═══ Provided data ═══
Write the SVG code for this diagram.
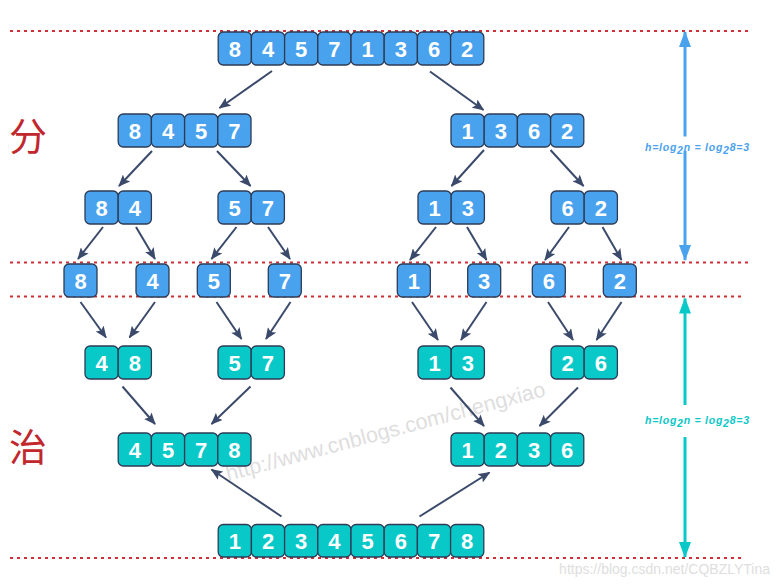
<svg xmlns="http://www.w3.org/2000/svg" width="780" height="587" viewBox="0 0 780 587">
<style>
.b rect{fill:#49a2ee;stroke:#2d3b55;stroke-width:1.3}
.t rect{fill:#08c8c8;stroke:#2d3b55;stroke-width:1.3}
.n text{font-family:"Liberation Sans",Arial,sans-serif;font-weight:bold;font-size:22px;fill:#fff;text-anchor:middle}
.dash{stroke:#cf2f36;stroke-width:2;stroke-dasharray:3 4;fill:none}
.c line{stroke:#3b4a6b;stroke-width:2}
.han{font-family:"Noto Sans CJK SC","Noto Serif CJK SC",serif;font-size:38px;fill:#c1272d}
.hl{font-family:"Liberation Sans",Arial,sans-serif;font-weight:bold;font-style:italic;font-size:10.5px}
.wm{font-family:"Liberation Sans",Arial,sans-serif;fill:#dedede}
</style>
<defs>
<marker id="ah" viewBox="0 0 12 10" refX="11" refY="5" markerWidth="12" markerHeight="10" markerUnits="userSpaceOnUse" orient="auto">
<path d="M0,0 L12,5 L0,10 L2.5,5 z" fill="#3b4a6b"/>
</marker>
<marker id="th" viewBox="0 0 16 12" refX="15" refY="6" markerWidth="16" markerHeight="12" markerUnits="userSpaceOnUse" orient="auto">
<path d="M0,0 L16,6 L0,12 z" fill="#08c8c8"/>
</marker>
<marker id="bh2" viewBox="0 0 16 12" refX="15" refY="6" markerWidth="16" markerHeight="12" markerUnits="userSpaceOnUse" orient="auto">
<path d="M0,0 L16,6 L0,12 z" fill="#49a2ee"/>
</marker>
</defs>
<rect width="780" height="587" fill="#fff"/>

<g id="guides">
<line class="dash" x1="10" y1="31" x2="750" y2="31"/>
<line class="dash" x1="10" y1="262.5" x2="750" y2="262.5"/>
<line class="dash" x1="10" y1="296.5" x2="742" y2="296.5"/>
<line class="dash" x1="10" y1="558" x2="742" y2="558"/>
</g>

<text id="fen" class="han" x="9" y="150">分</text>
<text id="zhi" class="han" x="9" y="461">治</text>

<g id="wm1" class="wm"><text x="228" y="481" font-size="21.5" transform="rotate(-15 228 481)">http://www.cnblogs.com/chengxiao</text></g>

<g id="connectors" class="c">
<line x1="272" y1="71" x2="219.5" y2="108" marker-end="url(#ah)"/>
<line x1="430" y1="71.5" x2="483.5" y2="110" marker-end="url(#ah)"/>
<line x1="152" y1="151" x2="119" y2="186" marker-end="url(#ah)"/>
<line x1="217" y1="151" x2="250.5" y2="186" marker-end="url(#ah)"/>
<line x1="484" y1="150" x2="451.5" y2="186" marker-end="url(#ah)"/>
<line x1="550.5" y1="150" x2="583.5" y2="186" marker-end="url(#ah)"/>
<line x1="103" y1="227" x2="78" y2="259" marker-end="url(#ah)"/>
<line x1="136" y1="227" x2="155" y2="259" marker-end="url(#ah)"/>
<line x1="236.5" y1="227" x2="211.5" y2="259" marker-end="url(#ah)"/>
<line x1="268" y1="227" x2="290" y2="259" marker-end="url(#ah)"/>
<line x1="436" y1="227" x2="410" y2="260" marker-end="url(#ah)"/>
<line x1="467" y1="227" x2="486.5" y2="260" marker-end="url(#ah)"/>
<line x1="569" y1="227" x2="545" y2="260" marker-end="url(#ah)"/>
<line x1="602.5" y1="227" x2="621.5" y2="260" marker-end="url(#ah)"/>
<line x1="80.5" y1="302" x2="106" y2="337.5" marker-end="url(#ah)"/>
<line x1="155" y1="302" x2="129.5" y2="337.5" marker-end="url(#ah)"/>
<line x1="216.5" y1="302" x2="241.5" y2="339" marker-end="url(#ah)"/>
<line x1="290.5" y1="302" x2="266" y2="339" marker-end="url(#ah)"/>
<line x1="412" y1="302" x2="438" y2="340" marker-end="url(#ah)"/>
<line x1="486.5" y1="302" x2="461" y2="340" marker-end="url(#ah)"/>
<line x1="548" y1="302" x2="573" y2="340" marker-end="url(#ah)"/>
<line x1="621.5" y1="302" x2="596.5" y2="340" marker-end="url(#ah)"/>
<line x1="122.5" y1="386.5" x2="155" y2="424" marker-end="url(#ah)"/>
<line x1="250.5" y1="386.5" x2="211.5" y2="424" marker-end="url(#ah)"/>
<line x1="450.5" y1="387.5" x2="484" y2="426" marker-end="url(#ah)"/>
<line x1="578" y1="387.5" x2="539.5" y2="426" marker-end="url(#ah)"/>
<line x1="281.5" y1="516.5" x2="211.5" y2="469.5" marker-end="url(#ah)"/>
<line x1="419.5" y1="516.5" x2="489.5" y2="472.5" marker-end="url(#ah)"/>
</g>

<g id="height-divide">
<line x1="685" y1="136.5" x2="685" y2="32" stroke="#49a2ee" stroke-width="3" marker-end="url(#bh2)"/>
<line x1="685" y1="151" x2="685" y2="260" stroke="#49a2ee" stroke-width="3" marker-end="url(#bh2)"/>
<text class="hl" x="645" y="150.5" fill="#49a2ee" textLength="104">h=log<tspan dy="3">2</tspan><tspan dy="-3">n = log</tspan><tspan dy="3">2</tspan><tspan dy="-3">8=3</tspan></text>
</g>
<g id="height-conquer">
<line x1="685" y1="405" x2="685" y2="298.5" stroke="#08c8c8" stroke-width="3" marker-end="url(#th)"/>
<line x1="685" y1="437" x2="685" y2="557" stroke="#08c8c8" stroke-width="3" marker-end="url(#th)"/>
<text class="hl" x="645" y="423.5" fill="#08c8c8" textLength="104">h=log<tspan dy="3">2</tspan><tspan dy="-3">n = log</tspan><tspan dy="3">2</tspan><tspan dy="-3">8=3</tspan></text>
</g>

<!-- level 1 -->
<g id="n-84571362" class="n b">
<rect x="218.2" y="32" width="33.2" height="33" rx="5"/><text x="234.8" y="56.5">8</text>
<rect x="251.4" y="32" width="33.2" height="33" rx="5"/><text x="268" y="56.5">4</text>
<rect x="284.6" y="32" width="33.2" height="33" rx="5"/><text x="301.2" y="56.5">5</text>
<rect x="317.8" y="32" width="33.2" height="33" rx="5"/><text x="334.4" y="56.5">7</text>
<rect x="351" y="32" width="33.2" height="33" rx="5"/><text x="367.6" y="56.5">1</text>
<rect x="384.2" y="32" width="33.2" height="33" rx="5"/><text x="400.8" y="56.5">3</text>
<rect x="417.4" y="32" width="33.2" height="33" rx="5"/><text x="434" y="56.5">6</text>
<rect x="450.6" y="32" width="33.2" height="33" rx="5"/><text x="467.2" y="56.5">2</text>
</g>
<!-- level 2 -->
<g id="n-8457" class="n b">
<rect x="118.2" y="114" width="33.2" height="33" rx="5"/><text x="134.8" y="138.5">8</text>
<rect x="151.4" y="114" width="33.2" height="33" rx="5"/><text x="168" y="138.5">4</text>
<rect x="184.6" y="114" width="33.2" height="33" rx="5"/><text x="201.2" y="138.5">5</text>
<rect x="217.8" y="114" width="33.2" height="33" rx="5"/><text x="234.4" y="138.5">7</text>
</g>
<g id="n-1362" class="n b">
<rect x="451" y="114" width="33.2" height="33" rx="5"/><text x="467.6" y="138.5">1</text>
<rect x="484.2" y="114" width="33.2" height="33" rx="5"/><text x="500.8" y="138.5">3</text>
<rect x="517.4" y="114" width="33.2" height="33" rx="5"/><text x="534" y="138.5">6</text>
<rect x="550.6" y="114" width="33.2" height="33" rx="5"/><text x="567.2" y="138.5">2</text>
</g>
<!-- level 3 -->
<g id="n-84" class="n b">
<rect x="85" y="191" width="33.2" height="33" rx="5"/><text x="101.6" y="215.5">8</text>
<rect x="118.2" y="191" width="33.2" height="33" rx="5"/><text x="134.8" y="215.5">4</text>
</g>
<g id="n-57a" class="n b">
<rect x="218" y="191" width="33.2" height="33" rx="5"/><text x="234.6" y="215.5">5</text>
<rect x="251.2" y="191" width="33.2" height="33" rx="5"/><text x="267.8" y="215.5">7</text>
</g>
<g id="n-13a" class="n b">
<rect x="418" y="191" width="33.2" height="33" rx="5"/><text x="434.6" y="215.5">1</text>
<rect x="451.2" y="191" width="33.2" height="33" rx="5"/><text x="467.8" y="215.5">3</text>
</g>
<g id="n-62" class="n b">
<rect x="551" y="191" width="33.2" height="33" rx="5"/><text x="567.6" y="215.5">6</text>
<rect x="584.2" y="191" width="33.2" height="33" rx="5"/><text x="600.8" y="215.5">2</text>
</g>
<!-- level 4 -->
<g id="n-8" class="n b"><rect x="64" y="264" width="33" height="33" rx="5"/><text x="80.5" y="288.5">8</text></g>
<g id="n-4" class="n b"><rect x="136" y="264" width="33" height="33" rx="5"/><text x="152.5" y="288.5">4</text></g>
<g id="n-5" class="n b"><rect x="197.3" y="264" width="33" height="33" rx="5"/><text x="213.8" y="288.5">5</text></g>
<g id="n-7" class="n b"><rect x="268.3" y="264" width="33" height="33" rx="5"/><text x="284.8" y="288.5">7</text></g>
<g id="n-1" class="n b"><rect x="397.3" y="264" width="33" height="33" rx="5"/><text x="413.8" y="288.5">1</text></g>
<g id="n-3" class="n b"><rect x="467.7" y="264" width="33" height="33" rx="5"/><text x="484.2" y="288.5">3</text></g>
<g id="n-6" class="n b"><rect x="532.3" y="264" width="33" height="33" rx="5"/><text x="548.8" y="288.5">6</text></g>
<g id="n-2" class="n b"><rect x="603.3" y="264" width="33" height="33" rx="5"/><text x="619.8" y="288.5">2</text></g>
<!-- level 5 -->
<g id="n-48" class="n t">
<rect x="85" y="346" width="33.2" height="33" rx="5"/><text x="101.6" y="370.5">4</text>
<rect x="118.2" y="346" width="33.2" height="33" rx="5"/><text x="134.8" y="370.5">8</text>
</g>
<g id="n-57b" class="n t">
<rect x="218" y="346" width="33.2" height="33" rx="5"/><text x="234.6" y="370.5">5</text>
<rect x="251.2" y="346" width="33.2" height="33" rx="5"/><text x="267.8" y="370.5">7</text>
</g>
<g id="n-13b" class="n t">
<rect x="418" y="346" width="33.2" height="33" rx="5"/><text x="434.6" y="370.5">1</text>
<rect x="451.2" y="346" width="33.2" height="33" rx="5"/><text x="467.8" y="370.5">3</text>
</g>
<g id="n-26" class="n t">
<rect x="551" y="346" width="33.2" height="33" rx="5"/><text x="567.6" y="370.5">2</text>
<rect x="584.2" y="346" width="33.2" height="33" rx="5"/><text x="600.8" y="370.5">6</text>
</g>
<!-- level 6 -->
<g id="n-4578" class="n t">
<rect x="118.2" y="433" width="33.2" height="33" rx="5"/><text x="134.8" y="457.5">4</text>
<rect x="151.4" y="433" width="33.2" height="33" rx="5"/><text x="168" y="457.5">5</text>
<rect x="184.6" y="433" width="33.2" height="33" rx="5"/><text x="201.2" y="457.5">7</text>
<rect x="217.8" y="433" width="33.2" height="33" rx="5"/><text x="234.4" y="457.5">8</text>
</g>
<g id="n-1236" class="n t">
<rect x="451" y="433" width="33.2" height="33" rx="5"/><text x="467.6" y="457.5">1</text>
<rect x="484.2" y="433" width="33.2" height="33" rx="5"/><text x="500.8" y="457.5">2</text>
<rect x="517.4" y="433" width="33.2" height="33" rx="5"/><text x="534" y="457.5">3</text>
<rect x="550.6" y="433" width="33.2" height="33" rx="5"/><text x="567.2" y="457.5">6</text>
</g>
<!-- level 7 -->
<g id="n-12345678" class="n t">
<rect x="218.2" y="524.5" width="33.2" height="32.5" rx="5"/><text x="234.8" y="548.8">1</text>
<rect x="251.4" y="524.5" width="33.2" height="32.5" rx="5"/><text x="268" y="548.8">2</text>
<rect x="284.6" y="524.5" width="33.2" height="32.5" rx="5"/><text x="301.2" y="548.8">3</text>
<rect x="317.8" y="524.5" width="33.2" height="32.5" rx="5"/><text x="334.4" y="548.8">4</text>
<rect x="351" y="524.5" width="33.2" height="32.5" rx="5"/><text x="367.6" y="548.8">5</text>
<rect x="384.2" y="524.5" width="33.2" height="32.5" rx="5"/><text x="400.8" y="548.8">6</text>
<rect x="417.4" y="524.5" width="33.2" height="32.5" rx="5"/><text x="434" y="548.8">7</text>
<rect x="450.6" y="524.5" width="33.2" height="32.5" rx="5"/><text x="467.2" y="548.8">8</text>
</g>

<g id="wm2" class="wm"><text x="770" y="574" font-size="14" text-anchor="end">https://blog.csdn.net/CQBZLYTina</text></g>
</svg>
═══
═══ Provided data ═══
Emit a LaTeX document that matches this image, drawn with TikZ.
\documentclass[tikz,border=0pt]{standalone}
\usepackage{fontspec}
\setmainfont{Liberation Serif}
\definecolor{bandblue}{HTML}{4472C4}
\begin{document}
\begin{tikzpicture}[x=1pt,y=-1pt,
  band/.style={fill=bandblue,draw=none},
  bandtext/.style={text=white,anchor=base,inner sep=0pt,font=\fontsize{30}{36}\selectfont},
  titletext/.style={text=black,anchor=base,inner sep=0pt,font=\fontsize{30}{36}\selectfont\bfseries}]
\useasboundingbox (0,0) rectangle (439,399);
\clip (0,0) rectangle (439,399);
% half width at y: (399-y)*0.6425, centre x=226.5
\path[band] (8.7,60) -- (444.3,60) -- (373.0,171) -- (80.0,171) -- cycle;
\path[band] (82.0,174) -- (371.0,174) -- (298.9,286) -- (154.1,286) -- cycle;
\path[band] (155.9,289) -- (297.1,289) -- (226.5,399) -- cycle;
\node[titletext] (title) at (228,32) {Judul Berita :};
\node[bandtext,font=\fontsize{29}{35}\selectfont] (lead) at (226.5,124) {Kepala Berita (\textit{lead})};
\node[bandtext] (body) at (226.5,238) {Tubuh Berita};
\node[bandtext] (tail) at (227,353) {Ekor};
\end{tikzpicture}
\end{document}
═══
═══ Provided data ═══
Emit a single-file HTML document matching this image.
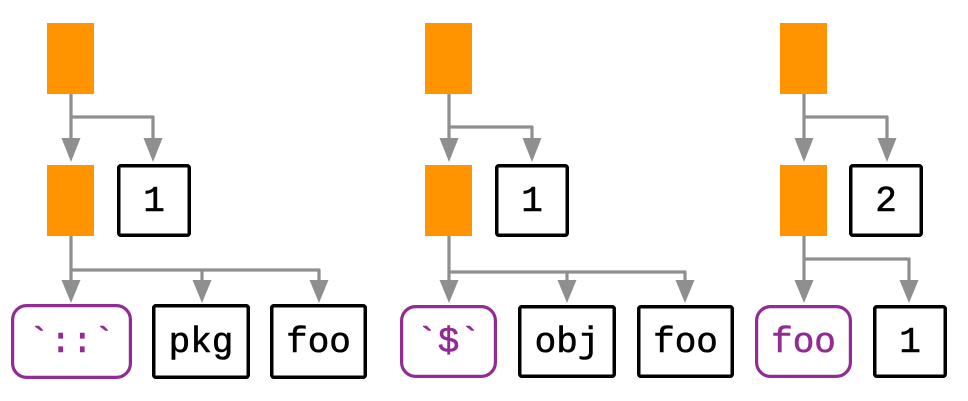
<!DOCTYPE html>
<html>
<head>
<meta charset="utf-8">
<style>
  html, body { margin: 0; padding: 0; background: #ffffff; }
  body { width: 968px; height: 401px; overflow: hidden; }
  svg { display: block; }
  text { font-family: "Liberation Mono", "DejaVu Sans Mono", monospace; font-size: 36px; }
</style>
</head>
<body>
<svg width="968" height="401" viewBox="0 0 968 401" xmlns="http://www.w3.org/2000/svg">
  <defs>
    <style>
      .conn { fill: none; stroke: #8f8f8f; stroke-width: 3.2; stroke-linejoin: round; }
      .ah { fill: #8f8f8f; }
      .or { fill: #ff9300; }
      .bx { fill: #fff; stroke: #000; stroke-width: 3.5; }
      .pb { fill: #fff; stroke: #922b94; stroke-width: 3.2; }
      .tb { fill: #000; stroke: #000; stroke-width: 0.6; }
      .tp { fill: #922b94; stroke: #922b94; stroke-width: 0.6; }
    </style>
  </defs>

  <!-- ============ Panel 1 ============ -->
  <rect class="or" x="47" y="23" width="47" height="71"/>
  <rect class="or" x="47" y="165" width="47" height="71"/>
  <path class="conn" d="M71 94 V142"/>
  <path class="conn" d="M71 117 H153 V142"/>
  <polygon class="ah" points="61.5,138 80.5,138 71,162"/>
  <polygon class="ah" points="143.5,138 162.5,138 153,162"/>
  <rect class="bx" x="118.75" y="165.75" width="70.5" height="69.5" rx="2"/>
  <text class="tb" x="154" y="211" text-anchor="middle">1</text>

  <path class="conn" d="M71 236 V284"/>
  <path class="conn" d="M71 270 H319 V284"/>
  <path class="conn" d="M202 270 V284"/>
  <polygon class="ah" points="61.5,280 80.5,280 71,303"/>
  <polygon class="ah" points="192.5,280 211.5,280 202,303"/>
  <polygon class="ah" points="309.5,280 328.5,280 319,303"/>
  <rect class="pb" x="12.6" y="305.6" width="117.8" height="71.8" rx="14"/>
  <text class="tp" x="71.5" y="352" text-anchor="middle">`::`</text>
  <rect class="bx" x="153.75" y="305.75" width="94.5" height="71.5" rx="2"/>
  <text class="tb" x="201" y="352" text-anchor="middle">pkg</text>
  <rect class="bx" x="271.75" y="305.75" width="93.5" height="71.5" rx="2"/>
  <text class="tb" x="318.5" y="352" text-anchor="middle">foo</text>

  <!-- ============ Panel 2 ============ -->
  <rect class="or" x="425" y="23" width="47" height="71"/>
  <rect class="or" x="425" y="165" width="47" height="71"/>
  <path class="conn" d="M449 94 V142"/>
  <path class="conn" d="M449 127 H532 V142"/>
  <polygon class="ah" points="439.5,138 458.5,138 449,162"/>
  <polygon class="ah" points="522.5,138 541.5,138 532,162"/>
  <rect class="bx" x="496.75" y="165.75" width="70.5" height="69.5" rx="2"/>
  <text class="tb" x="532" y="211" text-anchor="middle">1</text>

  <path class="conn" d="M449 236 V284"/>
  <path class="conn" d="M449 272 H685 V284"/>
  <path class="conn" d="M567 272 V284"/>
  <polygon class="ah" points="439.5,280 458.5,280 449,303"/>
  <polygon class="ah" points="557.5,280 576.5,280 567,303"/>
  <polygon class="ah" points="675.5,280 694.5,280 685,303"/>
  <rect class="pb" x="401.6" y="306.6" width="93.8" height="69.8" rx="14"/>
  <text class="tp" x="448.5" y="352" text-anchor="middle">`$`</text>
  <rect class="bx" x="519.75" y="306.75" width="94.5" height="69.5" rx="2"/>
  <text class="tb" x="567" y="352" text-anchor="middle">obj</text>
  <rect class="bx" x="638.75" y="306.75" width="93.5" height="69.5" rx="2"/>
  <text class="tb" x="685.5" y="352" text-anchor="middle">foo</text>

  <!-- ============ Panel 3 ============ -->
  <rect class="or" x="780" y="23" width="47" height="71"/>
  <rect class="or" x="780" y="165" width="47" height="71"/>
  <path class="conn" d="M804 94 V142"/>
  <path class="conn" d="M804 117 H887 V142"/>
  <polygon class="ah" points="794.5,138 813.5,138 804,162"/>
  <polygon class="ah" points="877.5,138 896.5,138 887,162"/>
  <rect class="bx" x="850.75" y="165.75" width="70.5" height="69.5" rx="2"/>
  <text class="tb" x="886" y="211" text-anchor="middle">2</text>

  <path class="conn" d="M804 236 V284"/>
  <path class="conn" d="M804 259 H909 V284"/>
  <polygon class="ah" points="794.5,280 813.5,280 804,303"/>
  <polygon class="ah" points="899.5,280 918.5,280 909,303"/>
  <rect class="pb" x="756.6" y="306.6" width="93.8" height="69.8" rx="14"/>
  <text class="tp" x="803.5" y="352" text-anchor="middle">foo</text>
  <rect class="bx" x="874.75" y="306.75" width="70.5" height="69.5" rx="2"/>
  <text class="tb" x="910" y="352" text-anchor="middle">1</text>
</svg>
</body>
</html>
═══
Aim of the task: Identify each line in the entries with the word "this" and copy it.

In response:
Write the SVG code for this diagram.
Emit a LaTeX document that matches this image, drawn with TikZ.
Emit a single-file HTML document matching this image.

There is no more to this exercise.